# Exercise description
Gather each line containing the string "this" from these entries.

[start of Materials provided]

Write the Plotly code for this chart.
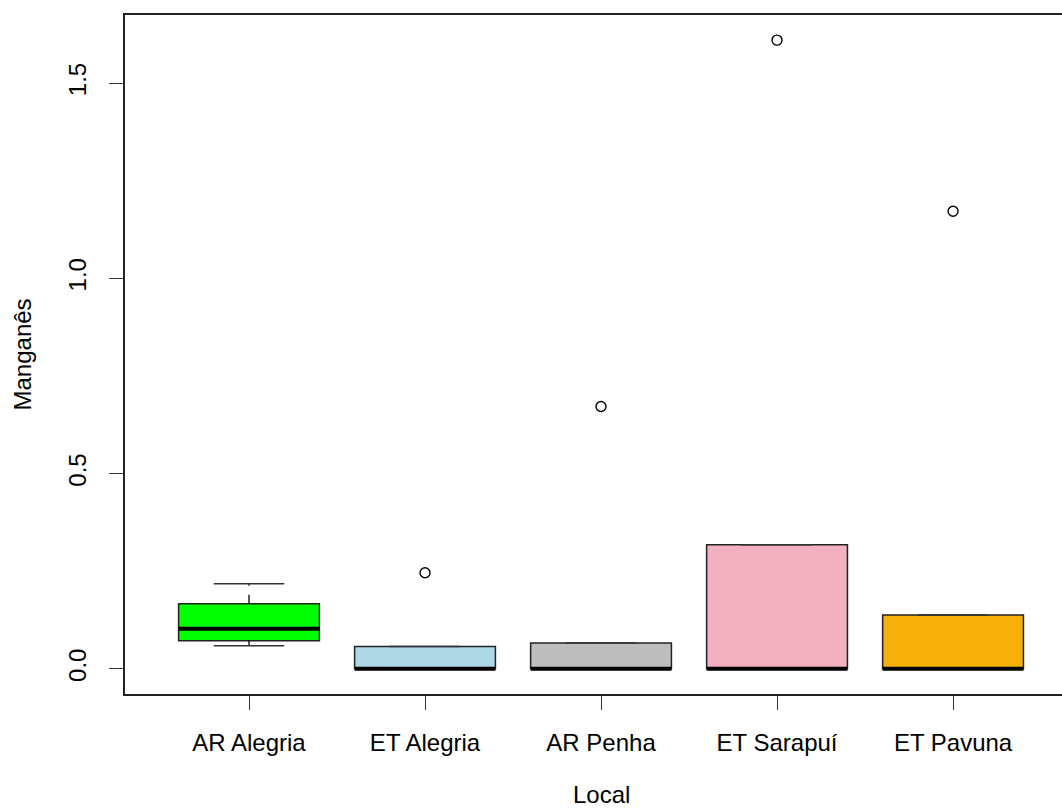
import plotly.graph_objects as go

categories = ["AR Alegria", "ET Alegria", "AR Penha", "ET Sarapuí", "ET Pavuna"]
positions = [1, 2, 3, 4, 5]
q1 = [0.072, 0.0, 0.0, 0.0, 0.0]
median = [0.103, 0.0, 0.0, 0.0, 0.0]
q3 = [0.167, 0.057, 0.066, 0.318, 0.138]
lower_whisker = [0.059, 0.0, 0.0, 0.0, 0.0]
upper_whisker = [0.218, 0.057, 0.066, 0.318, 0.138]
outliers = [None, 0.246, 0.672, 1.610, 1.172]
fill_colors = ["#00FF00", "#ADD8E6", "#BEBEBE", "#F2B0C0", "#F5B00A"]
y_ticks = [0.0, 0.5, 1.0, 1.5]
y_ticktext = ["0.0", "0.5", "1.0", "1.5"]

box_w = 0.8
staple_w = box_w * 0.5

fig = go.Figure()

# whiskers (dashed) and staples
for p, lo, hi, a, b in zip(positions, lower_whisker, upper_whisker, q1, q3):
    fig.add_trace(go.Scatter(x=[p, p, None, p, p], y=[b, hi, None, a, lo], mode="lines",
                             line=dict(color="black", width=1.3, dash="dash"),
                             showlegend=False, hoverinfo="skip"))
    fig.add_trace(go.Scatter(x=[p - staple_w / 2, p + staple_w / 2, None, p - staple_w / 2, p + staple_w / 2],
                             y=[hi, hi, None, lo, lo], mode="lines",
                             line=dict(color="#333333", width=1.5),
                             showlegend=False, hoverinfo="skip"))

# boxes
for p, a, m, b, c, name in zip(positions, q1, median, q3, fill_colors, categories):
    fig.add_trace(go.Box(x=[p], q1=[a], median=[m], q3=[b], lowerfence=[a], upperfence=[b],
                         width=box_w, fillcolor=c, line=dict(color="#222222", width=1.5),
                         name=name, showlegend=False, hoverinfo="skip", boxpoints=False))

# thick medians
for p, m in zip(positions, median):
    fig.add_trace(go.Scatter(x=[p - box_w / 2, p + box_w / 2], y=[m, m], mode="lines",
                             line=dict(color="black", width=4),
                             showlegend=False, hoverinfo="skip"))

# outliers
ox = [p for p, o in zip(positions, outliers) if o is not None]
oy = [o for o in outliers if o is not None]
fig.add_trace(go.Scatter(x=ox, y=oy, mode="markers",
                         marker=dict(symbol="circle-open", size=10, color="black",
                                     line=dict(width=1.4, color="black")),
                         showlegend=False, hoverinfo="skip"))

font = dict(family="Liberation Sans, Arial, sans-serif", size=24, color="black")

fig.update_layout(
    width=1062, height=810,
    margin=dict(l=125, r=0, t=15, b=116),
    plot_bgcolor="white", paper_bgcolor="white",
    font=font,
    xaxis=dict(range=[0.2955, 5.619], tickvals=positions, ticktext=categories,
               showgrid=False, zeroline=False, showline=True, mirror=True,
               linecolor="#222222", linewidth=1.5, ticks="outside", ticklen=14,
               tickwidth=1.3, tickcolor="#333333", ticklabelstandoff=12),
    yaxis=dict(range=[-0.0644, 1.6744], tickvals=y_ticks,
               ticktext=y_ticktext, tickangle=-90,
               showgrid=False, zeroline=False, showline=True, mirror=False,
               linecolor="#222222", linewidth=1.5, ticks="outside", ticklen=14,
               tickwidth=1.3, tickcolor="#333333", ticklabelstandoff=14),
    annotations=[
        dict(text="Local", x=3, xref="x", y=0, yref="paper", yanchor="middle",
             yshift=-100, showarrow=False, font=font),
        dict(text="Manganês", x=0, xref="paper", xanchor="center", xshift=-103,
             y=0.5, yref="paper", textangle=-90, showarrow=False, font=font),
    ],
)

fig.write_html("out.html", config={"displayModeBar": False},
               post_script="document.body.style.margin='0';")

[end of Materials provided]
[start of Materials provided]

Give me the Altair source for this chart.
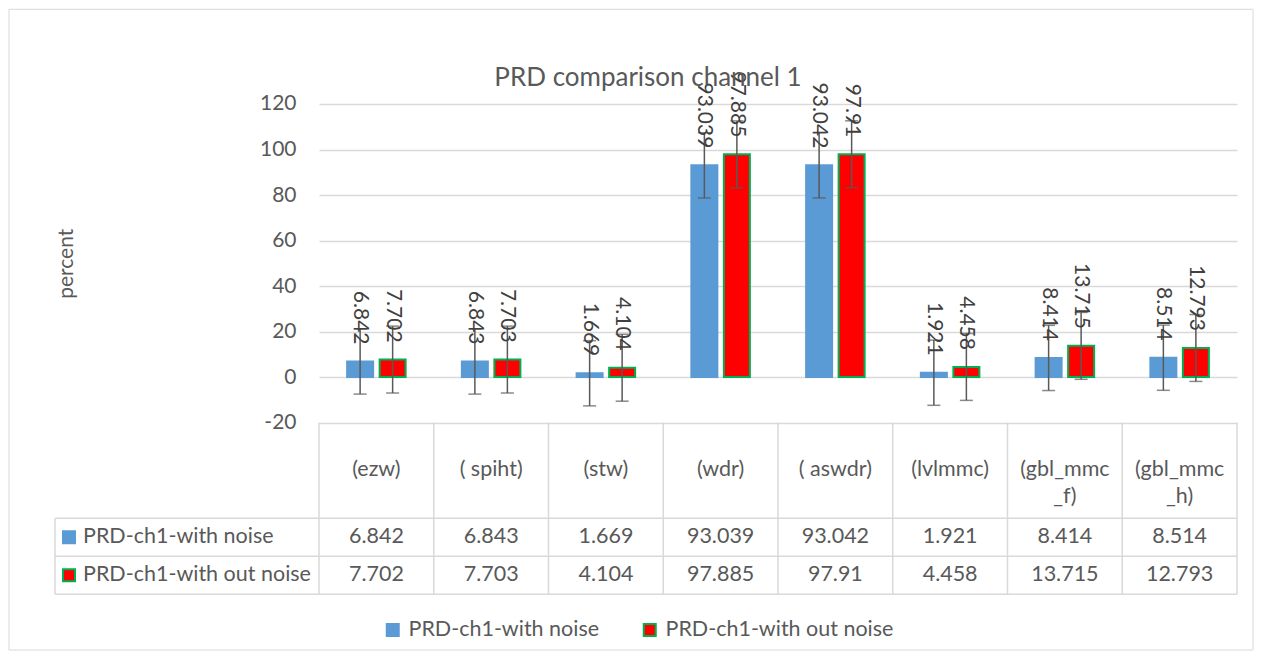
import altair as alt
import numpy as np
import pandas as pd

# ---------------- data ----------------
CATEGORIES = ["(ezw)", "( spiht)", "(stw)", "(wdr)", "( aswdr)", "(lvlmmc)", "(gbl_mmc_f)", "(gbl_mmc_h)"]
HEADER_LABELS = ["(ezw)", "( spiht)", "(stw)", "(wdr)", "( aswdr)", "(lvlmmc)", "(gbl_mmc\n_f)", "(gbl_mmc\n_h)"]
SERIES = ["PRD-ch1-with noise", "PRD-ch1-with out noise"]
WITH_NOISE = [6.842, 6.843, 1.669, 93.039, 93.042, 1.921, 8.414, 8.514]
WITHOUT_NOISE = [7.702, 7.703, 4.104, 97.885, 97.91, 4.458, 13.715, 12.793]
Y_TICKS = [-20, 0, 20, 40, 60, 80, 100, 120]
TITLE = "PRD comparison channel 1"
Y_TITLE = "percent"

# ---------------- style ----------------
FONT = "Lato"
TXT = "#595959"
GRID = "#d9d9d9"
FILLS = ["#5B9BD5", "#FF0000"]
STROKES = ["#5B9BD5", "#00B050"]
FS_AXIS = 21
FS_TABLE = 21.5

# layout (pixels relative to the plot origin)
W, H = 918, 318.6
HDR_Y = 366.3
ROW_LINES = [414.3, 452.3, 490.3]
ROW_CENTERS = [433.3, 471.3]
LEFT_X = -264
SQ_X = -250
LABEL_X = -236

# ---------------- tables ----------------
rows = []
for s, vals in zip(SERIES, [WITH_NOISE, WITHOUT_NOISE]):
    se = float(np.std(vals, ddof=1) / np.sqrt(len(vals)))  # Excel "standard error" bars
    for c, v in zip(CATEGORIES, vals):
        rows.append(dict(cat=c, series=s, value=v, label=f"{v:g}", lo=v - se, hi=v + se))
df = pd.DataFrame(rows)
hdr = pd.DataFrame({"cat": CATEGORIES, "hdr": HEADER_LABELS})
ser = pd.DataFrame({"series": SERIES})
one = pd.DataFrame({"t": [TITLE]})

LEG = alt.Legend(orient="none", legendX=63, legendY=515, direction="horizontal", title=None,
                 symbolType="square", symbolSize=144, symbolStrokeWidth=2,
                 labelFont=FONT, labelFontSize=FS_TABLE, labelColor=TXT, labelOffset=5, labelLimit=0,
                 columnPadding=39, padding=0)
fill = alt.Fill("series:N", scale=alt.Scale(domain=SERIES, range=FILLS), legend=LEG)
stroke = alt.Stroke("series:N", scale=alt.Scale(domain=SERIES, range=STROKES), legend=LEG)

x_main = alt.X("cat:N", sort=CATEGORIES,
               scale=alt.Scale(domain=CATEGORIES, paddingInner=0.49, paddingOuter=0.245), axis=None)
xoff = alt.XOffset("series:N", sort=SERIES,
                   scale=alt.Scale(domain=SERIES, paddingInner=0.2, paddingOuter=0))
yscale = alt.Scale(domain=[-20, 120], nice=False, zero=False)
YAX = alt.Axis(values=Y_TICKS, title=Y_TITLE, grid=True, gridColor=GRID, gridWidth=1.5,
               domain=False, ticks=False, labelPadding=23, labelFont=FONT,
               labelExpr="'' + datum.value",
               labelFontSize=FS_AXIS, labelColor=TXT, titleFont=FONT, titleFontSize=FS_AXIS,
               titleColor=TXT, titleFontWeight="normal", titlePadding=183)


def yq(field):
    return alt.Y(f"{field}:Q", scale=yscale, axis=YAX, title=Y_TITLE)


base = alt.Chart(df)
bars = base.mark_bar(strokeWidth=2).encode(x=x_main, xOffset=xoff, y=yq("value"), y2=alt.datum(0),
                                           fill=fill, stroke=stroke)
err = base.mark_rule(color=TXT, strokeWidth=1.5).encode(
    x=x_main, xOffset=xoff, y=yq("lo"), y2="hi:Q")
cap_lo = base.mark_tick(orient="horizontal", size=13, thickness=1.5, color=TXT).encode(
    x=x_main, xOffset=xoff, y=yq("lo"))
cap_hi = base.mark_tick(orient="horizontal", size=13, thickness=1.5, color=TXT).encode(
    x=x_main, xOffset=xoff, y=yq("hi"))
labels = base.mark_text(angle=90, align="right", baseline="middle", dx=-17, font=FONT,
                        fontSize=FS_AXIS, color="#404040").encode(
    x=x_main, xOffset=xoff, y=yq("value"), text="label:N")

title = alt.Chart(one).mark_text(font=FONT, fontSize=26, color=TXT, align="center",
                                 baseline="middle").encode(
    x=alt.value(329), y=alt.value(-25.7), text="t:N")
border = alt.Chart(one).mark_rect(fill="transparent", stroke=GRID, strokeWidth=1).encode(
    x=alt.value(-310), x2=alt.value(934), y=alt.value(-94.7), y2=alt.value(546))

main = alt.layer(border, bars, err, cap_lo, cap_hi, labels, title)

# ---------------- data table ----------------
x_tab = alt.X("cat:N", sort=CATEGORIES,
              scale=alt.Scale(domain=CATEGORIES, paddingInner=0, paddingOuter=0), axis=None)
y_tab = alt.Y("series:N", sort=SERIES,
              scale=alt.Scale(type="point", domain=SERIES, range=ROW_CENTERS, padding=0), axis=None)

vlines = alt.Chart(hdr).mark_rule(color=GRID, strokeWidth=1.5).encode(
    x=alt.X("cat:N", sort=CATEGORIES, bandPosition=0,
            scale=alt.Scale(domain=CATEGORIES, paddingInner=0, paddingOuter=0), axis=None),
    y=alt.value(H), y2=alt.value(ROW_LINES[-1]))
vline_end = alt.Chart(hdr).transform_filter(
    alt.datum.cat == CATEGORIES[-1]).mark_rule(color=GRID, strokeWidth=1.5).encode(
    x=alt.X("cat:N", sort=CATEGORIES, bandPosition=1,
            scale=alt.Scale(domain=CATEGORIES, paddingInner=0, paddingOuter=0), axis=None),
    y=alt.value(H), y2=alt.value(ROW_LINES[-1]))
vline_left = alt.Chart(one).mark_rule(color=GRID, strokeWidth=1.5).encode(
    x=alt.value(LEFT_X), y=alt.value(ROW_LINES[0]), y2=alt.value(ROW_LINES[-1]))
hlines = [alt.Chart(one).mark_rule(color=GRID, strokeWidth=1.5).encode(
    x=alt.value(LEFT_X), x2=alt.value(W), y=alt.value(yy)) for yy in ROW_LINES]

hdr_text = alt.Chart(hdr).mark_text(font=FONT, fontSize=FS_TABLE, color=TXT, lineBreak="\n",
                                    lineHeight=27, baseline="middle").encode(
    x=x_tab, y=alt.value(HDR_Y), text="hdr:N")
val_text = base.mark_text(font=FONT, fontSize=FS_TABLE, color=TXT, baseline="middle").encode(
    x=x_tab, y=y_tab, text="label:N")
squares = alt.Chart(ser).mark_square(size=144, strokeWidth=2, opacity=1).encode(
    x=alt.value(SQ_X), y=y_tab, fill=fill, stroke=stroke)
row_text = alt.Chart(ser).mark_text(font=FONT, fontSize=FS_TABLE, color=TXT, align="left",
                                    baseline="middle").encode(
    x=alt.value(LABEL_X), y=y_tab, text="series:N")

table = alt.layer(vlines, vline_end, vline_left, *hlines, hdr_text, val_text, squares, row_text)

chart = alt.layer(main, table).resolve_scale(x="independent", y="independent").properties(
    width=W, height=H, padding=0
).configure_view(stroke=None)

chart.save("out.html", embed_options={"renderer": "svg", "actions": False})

[end of Materials provided]
[start of Materials provided]

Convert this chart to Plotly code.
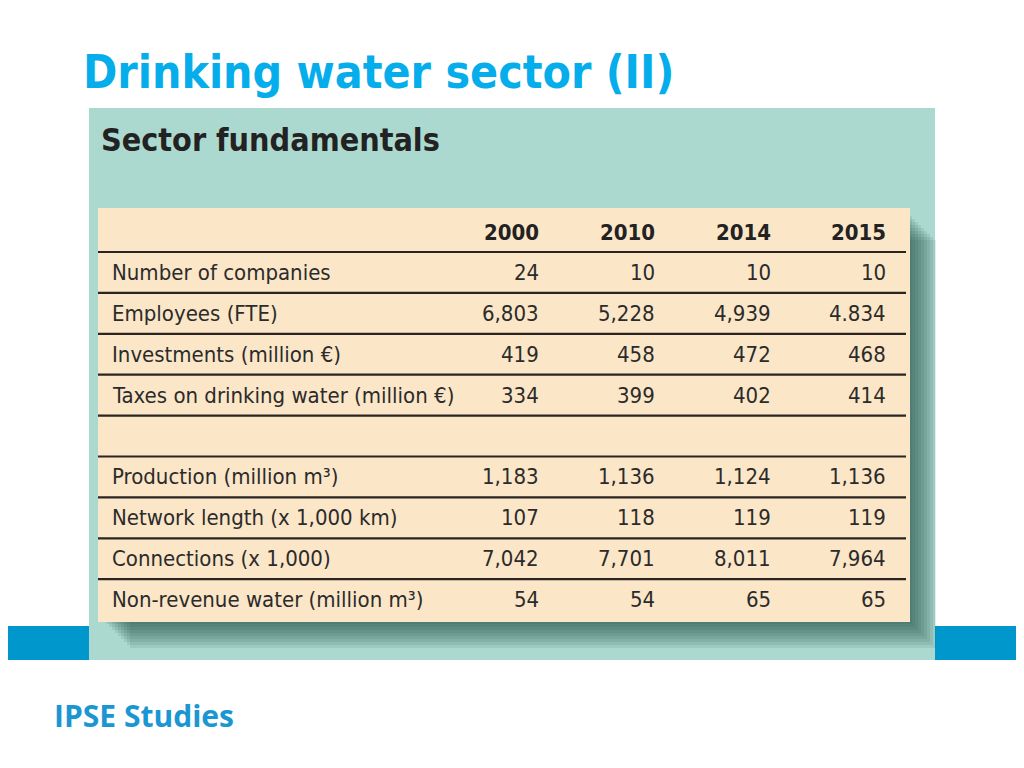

[end of Materials provided]

# Answer to the problem
Write the Plotly code for this chart.
Give me the Altair source for this chart.
Convert this chart to Plotly code.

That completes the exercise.